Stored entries
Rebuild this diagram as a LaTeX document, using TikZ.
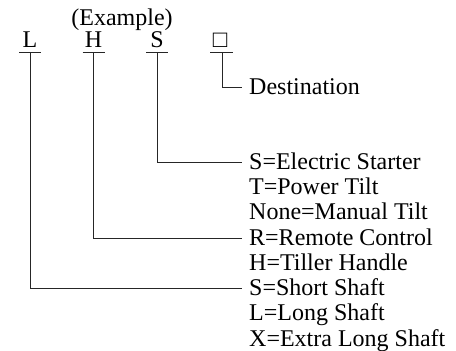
\documentclass[tikz,border=0pt]{standalone}
\usepackage{fontspec}
\setmainfont{Liberation Serif}
\begin{document}
\begin{tikzpicture}[x=1pt,y=1pt,
  fnt/.style={font=\fontsize{24}{26}\selectfont},
  txt/.style={fnt, inner sep=0pt, anchor=base west},
  letter/.style={fnt, inner sep=0pt, text depth=0pt, anchor=base},
  conn/.style={draw=black!85, line width=0.8pt}]
\useasboundingbox (0,0) rectangle (456,-351);
\node[fnt, inner sep=0pt, anchor=base] (ex) at (122,-25.5) {(Example)};
\node[letter] (lL) at (30,-47.5) {L};
\node[letter] (lH) at (93.5,-47.5) {H};
\node[letter] (lS) at (157,-47.5) {S};
\node[letter] (lD) at (220,-47.5) {□};
% underlines below each letter
\coordinate (uL) at ([yshift=-4.5pt]lL.base);
\coordinate (uH) at ([yshift=-4.5pt]lH.base);
\coordinate (uS) at ([yshift=-4.5pt]lS.base);
\coordinate (uD) at ([xshift=2pt,yshift=-4.5pt]lD.base);
\draw[conn] ([xshift=-11pt]uL) -- ([xshift=11pt]uL);
\draw[conn] ([xshift=-11pt]uH) -- ([xshift=11pt]uH);
\draw[conn] ([xshift=-11pt]uS) -- ([xshift=11pt]uS);
\draw[conn] ([xshift=-12pt]uD) -- ([xshift=11pt]uD);
\node[txt] (dest) at (249,-94) {Destination};
\node[txt] (oES) at (249,-169) {S=Electric Starter};
\node[txt] (oPT) at (249,-194.3) {T=Power Tilt};
\node[txt] (oMT) at (249,-219.6) {None=Manual Tilt};
\node[txt] (oRC) at (249,-245) {R=Remote Control};
\node[txt] (oTH) at (249,-270.2) {H=Tiller Handle};
\node[txt] (oSS) at (249,-295.5) {S=Short Shaft};
\node[txt] (oLS) at (249,-320.8) {L=Long Shaft};
\node[txt] (oXS) at (249,-346.1) {X=Extra Long Shaft};
\draw[conn] (uD) |- ([xshift=-7pt,yshift=6.8pt]dest.base west);
\draw[conn] (uS) |- ([xshift=-7pt,yshift=6.8pt]oES.base west);
\draw[conn] (uH) |- ([xshift=-7pt,yshift=6.8pt]oRC.base west);
\draw[conn] (uL) |- ([xshift=-7pt,yshift=6.8pt]oSS.base west);
\end{tikzpicture}
\end{document}
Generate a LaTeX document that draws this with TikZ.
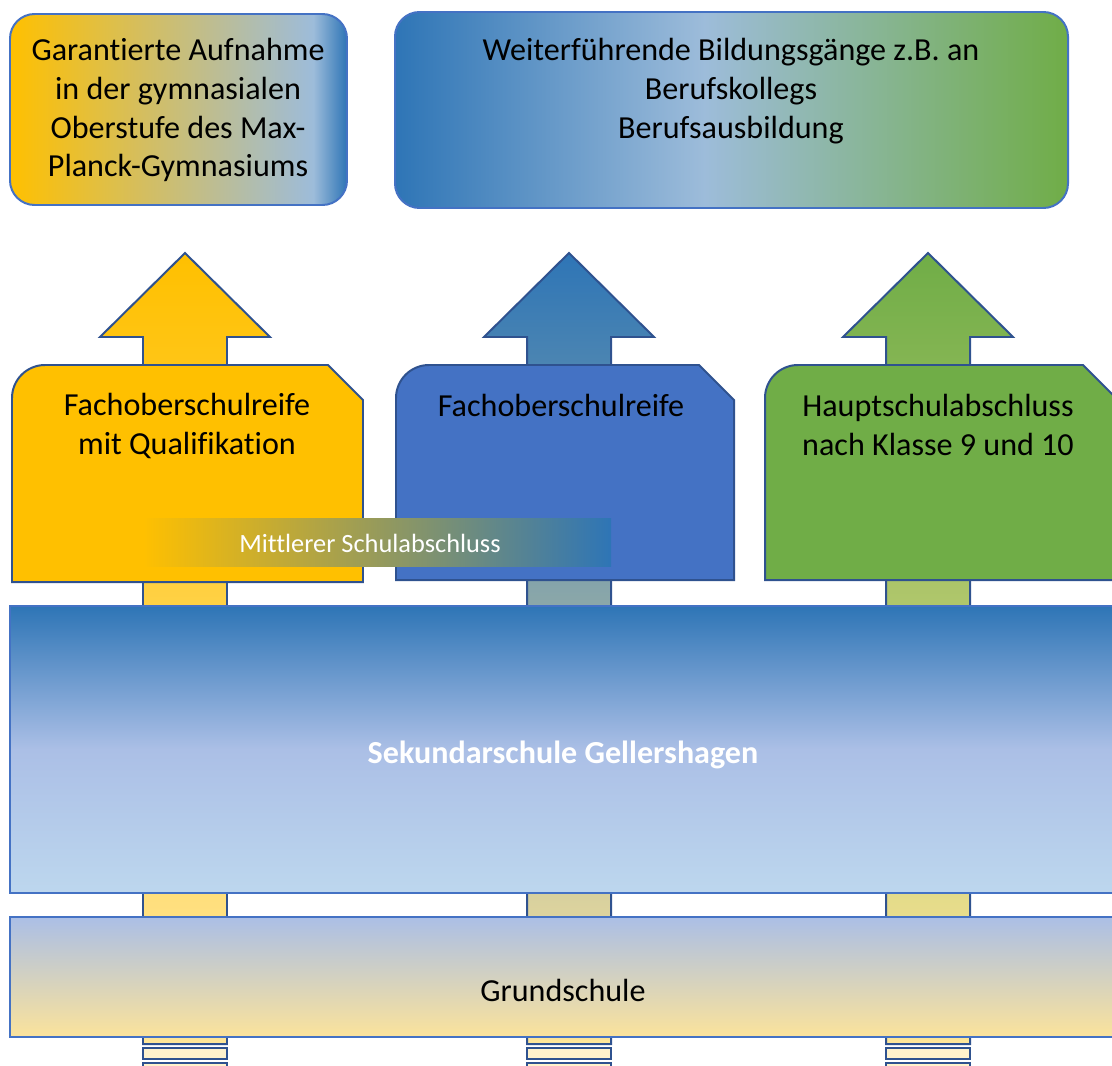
\documentclass[tikz,border=0pt]{standalone}
\usepackage{fontspec}
\setmainfont{Carlito}[Ligatures=NoCommon]
\usetikzlibrary{positioning}
\definecolor{gold}{HTML}{FFC000}
\definecolor{steel}{HTML}{2E75B6}
\definecolor{royal}{HTML}{4472C4}
\definecolor{leaf}{HTML}{70AD47}
\definecolor{navy}{HTML}{2F528F}
\definecolor{cream}{HTML}{FFF2CC}
\definecolor{wheat}{HTML}{FFE699}
\definecolor{skyline}{HTML}{9DBCDA}
\definecolor{lavender}{HTML}{ABBFE6}
\definecolor{paleblue}{HTML}{BDD7EE}
\definecolor{sand}{HTML}{FBE39B}
\pgfdeclarehorizontalshading{goldsky}{100bp}{color(0bp)=(gold); color(25bp)=(gold); color(70bp)=(skyline); color(75bp)=(steel); color(100bp)=(steel)}
\pgfdeclarehorizontalshading{bluegreen}{100bp}{color(0bp)=(steel); color(25bp)=(steel); color(48bp)=(skyline); color(75bp)=(leaf); color(100bp)=(leaf)}
\pgfdeclareverticalshading{sekshade}{100bp}{color(0bp)=(paleblue); color(25bp)=(paleblue); color(50bp)=(lavender); color(75bp)=(steel); color(100bp)=(steel)}

\begin{document}
\begin{tikzpicture}[x=0.03cm, y=0.03cm,
  txt/.style={font=\fontsize{27.4}{33.2}\selectfont, align=center, inner sep=0pt},
  goalbox/.style={draw=royal, line width=1.7pt, rounded corners=21pt},
  uparrow/.style={draw=navy, line width=1.7pt, bottom color=wheat},
  stripe/.style={draw=navy, line width=2.2pt, fill=cream},
  tagbox/.style={draw=navy, line width=1.7pt},
  layer/.style={draw=royal, line width=1.7pt}]
  \clip (0,0) rectangle (1112,-1066);

  % Striped up arrows
  \foreach \cx/\col in {185/gold, 569/steel, 928/leaf}{
    \draw[uparrow, top color=\col] (\cx-42,-1044) -- (\cx-42,-337) -- (\cx-85,-337) -- (\cx,-253)
      -- (\cx+85,-337) -- (\cx+42,-337) -- (\cx+42,-1044) -- cycle;
    \draw[stripe] (\cx-42,-1048) rectangle (\cx+42,-1059);
    \draw[stripe] (\cx-42,-1063) rectangle (\cx+42,-1074);
  }

  % Degree boxes
  \foreach \l/\r/\b/\col in {12/363/582/gold, 396/734/580/royal, 765/1118/580/leaf}{
    \draw[tagbox, fill=\col] (\l,-\b) -- (\l,-398) arc (180:90:33) -- (\r-35,-365) -- (\r,-400) -- (\r,-\b) -- cycle;
  }
  \node[txt] (fq) at (187,-426) {Fachoberschulreife\\mit Qualifikation};
  \node[txt] (fo) at (561,-405) {Fachoberschulreife};
  \node[txt] (hs) at (938,-425) {Hauptschulabschluss\\nach Klasse 9 und 10};

  % Mittlerer Schulabschluss
  \path[left color=gold, right color=steel] (143,-518) rectangle (611,-566);
  \node[txt, font=\fontsize{22.5}{26}\selectfont, text=white] (msa) at (370,-543) {Mittlerer Schulabschluss};

  % Schools
  \draw[layer, shading=sekshade] (10,-606) rectangle (1125,-893);
  \node[txt, font=\fontsize{27.4}{33.2}\selectfont\bfseries, text=white] (sek) at (563,-755) {Sekundarschule Gellershagen};
  \draw[layer, top color=lavender, bottom color=sand] (10,-917) rectangle (1125,-1037);
  \node[txt] (gs) at (563,-990) {Grundschule};

  % Goals
  \draw[goalbox, shading=goldsky] (10,-14) rectangle (347,-205);
  \node[txt] (mpg) at (178,-110) {Garantierte Aufnahme\\in der gymnasialen\\Oberstufe des Max-\\Planck-Gymnasiums};
  \draw[goalbox, shading=bluegreen] (395,-12) rectangle (1068,-208);
  \node[txt] (bk) at (731,-91) {Weiterführende Bildungsgänge z.B. an\\Berufskollegs\\Berufsausbildung};
\end{tikzpicture}
\end{document}
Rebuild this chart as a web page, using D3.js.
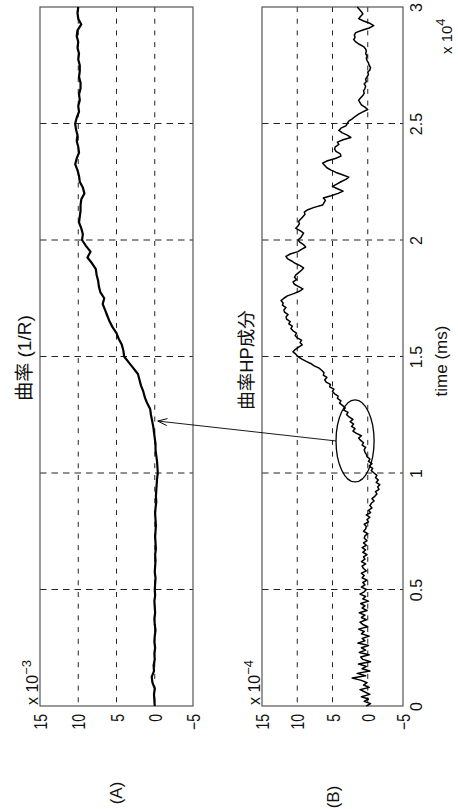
<!DOCTYPE html>
<html>
<head>
<meta charset="utf-8">
<script src="https://cdn.jsdelivr.net/npm/d3@7/dist/d3.min.js"></script>
<style>
  html, body { margin: 0; padding: 0; background: #fff; }
  svg { display: block; }
  text { font-family: "Liberation Sans", "Noto Sans CJK JP", sans-serif; fill: #111; }
</style>
</head>
<body>
<svg id="fig" width="458" height="809"></svg>
<script>
// ---- data -------------------------------------------------------------
// time axis (ms) and tick labels (x 10^4 ms)
const timeTicks = [0, 5000, 10000, 15000, 20000, 25000, 30000];
const timeTickLabels = ["0", "0.5", "1", "1.5", "2", "2.5", "3"];
// value axis ticks (shared by both panels, scaled by the multiplier)
const valueTicks = [15, 10, 5, 0, -5];
const valueTickLabels = ["15", "10", "5", "0", "\u22125"];

// (A) curvature 1/R, x 10^-3, sampled every 250 ms from 0 to 30000 ms
const stepA = 250;
const curvature = [
  0.0, 0.05, 0.1, 0.0, 0.3, 0.4, 0.1, 0.15, 0.0, 0.05,
  -0.05, 0.05, 0.0, -0.1, 0.0, 0.05, -0.05, 0.0, 0.05, -0.05,
  0.0, -0.05, -0.1, 0.0, -0.05, -0.1, -0.05, -0.15, -0.1, -0.05,
  -0.1, -0.15, -0.1, -0.05, -0.1, -0.2, -0.15, -0.2, -0.25, -0.3,
  -0.4, -0.35, -0.3, -0.2, -0.1, -0.1, 0.0, 0.1, 0.2, 0.35,
  0.5, 0.6, 1.0, 1.3, 1.5, 1.8, 2.0, 2.2, 2.8, 3.4,
  4.0, 4.1, 4.3, 4.7, 5.0, 5.5, 5.9, 6.2, 6.5, 6.8,
  6.6, 7.1, 7.3, 7.4, 7.6, 7.7, 8.2, 8.8, 8.4, 9.0,
  9.5, 9.4, 9.6, 9.9, 9.8, 9.7, 9.7, 9.6, 9.2, 9.4,
  9.8, 9.9, 10.1, 10.4, 10.2, 9.9, 10.0, 10.2, 10.1, 10.3,
  10.4, 10.2, 9.9, 10.0, 9.8, 9.9, 9.7, 9.7, 9.9, 9.8,
  9.8, 10.0, 9.9, 10.1, 10.0, 10.2, 10.1, 9.6, 10.0, 10.1,
  10.0
];

// (B) high-pass component of curvature, x 10^-4, sampled every 100 ms
const stepB = 100;
const curvatureHP = [
  0.2, -0.4, 0.5, -0.1, 0.9, -0.3, 0.4, 1.1, -0.2, 0.6,
  0.1, 0.9, 2.2, 0.3, 1.5, -0.3, 0.8, 0.2, 1.3, -0.4,
  0.7, 1.0, -0.2, 1.2, 0.3, 0.9, -0.1, 1.4, 0.4, 0.8,
  -0.2, 0.9, 0.5, 1.3, 0.0, 0.7, 1.1, 0.2, 0.9, 0.4,
  1.2, 0.1, 0.8, 0.4, 1.0, -0.1, 0.7, 0.3, 1.1, 0.5,
  0.2, 0.9, 0.4, 0.7, 0.1, 0.8, 0.5, 0.9, 0.2, 0.6,
  0.8, 0.3, 0.9, 0.4, 0.6, 0.1, 0.7, 0.3, 0.8, 0.2,
  0.6, 0.1, 0.5, 0.4, 0.0, 0.6, 0.3, 0.2, 0.5, -0.1,
  0.1, -0.3, 0.2, -0.4, -0.1, -0.6, -0.3, -0.5, -0.9, -0.6,
  -1.0, -1.3, -1.1, -1.6, -1.4, -1.7, -1.2, -1.5, -1.1, -1.3,
  -0.9, -0.5, -0.7, -0.2, -0.6, -0.1, -0.3, 0.1, 0.2, 0.4,
  0.5, 0.3, 0.8, 0.6, 1.0, 1.3, 0.9, 1.6, 2.1, 1.8,
  2.3, 2.0, 2.5, 2.1, 2.6, 3.0, 2.8, 3.4, 3.2, 3.6,
  4.0, 3.8, 4.3, 4.2, 4.7, 5.0, 4.8, 5.4, 5.3, 5.9,
  6.1, 5.8, 6.3, 6.2, 6.5, 6.9, 7.6, 8.1, 8.8, 9.4,
  9.9, 10.2, 10.6, 10.3, 9.8, 9.3, 9.6, 9.4, 10.0, 10.3,
  10.1, 10.6, 10.9, 10.7, 11.2, 11.0, 11.5, 11.6, 11.3, 11.8,
  11.9, 11.6, 12.1, 12.0, 12.3, 11.9, 11.4, 10.5, 9.7, 9.2,
  9.8, 10.4, 10.6, 10.1, 10.4, 10.2, 9.8, 9.4, 9.1, 9.6,
  10.3, 10.8, 11.4, 11.6, 11.0, 9.9, 9.4, 8.8, 9.1, 9.6,
  9.9, 9.5, 9.3, 9.1, 9.6, 10.2, 9.9, 9.7, 9.8, 9.5,
  9.2, 8.9, 9.0, 8.5, 7.6, 6.4, 6.2, 6.0, 6.3, 5.2,
  4.2, 3.5, 4.3, 5.0, 4.4, 3.8, 3.1, 2.7, 3.6, 4.5,
  5.2, 5.8, 6.1, 6.4, 5.7, 4.6, 3.8, 3.9, 4.5, 4.7,
  4.6, 4.1, 4.3, 3.5, 2.4, 2.9, 3.6, 4.1, 3.8, 3.1,
  2.9, 2.7, 2.2, 1.8, 1.3, 0.7, 0.0, 0.4, 0.9, 1.1,
  1.3, 1.0, 0.7, 0.5, 0.6, 0.4, 0.3, 0.5, 0.2, 0.3,
  0.1, -0.1, 0.0, -0.3, -0.4, -0.2, -0.1, 0.1, 0.2, 0.1,
  0.3, 0.2, 0.3, 0.6, 1.2, 1.7, 2.0, 1.8, 1.9, 1.7,
  0.8, -0.2, -0.85, -0.3, 0.6, 1.3, 1.0, 0.7, 0.9, 1.2,
  1.5
];

// highlighted region on (B) and the point it refers to on (A)
const highlight = { t: 11375, v: 1.8, dt: 1760, dv: 2.7 };
const arrowTarget = { t: 12230, v: -0.4 };

// ---- layout -------------------------------------------------------------
const svg = d3.select("#fig");
const font = "'Liberation Sans', 'Noto Sans CJK JP', sans-serif";

// time runs bottom -> top on both panels
const yT = d3.scaleLinear().domain([0, 30000]).range([706, 7]);
const xA = d3.scaleLinear().domain([15, -5]).range([40, 193]);
const xB = d3.scaleLinear().domain([15, -5]).range([262, 403]);

const seriesA = curvature.map((v, i) => ({ t: i * stepA, v }));
const seriesB = curvatureHP.map((v, i) => ({ t: i * stepB, v }));

function panel(xs, series, strokeW, mult) {
  const g = svg.append("g");
  const [x0, x1] = xs.range();
  const [yb, yt] = yT.range();

  // dashed grid: constant-value lines run along time
  g.selectAll("line.gv").data(valueTicks.slice(1, -1)).join("line")
    .attr("x1", d => xs(d)).attr("x2", d => xs(d))
    .attr("y1", yt).attr("y2", yb)
    .attr("stroke", "#222").attr("stroke-width", 1)
    .attr("stroke-dasharray", "5,6.7");
  // dashed grid: constant-time lines
  g.selectAll("line.gt").data(timeTicks.slice(1, -1)).join("line")
    .attr("x1", x0).attr("x2", x1)
    .attr("y1", d => yT(d)).attr("y2", d => yT(d))
    .attr("stroke", "#222").attr("stroke-width", 1)
    .attr("stroke-dasharray", "6.5,5");

  // frame
  g.append("rect")
    .attr("x", x0).attr("y", yt).attr("width", x1 - x0).attr("height", yb - yt)
    .attr("fill", "none").attr("stroke", "#555").attr("stroke-width", 1.2);

  // value axis along the bottom edge, labels read upward
  const ax = d3.axisBottom(xs).tickValues(valueTicks)
    .tickFormat((d, i) => valueTickLabels[i]).tickSize(0);
  const ga = g.append("g").attr("transform", `translate(0,${yb})`).call(ax);
  ga.select(".domain").remove();
  ga.selectAll("text")
    .attr("x", 0).attr("y", 0).attr("dy", null)
    .attr("text-anchor", "end")
    .attr("transform", "translate(6.5,8) rotate(-90) scale(0.78,1)")
    .style("font-family", font).style("font-size", "18px").attr("fill", "#111");

  // curve
  g.append("path").datum(series)
    .attr("d", d3.line().x(d => xs(d.v)).y(d => yT(d.t)))
    .attr("fill", "none").attr("stroke", "#000")
    .attr("stroke-width", strokeW).attr("stroke-linejoin", "round");

  // multiplier  "x 10^n"
  const mt = g.append("text")
    .attr("transform", `translate(${x0 - 2},${yb - 1}) rotate(-90)`)
    .attr("text-anchor", "start")
    .style("font-family", font).style("font-size", "16px");
  mt.append("tspan").text("x 10");
  mt.append("tspan").attr("dy", "-0.55em").style("font-size", "13px").text(mult);
  return g;
}

panel(xA, seriesA, 2.2, "\u22123");
panel(xB, seriesB, 1.5, "\u22124");

// time axis labels at the right of (B)
const axT = d3.axisRight(yT).tickValues(timeTicks)
  .tickFormat((d, i) => timeTickLabels[i]).tickSize(0);
const gT = svg.append("g").attr("transform", `translate(${xB.range()[1]},0)`).call(axT);
gT.select(".domain").remove();
gT.selectAll("text")
  .attr("x", 0).attr("y", 0).attr("dy", null)
  .attr("text-anchor", "middle")
  .attr("transform", "translate(19,0) rotate(-90)")
  .style("font-family", font).style("font-size", "16px").attr("fill", "#111");

// time multiplier x 10^4
const m4 = svg.append("text")
  .attr("transform", "translate(452,54) rotate(-90)")
  .style("font-family", font).style("font-size", "15px");
m4.append("tspan").text("x 10");
m4.append("tspan").attr("dy", "-0.55em").style("font-size", "13px").text("4");

// titles and axis label
function rtext(x, y, s, size) {
  svg.append("text")
    .attr("transform", `translate(${x},${y}) rotate(-90)`)
    .attr("text-anchor", "middle")
    .style("font-family", font).style("font-size", size + "px")
    .text(s);
}
rtext(31, 358, "曲率 (1/R)", 19);
rtext(253, 360, "曲率HP成分", 18.5);
rtext(447, 361, "time (ms)", 17);
rtext(122, 793, "(A)", 17);
rtext(339, 797, "(B)", 17);

// highlighted region on (B)
const cx = xB(highlight.v), cy = yT(highlight.t);
const rx = Math.abs(xB(highlight.v + highlight.dv) - cx);
const ry = Math.abs(yT(highlight.t + highlight.dt) - cy);
svg.append("ellipse")
  .attr("cx", cx).attr("cy", cy).attr("rx", rx).attr("ry", ry)
  .attr("fill", "none").attr("stroke", "#000").attr("stroke-width", 1.3);

// arrow from the ellipse to curve (A)
const ax2 = xA(arrowTarget.v), ay2 = yT(arrowTarget.t);
const ax1 = cx - rx, ay1 = cy;
svg.append("line")
  .attr("x1", ax1).attr("y1", ay1).attr("x2", ax2).attr("y2", ay2)
  .attr("stroke", "#000").attr("stroke-width", 0.9);
const ang = Math.atan2(ay1 - ay2, ax1 - ax2);
const hl = 10, ha = 0.36;
svg.append("path")
  .attr("d", `M${ax2 + hl * Math.cos(ang - ha)},${ay2 + hl * Math.sin(ang - ha)} L${ax2},${ay2} L${ax2 + hl * Math.cos(ang + ha)},${ay2 + hl * Math.sin(ang + ha)}`)
  .attr("fill", "none").attr("stroke", "#000").attr("stroke-width", 1);
</script>
</body>
</html>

### What you should do
Gather each line of the records holding the string "Rebuild".

### Solution for this task
Rebuild this diagram as a LaTeX document, using TikZ.
Rebuild this chart as a web page, using D3.js.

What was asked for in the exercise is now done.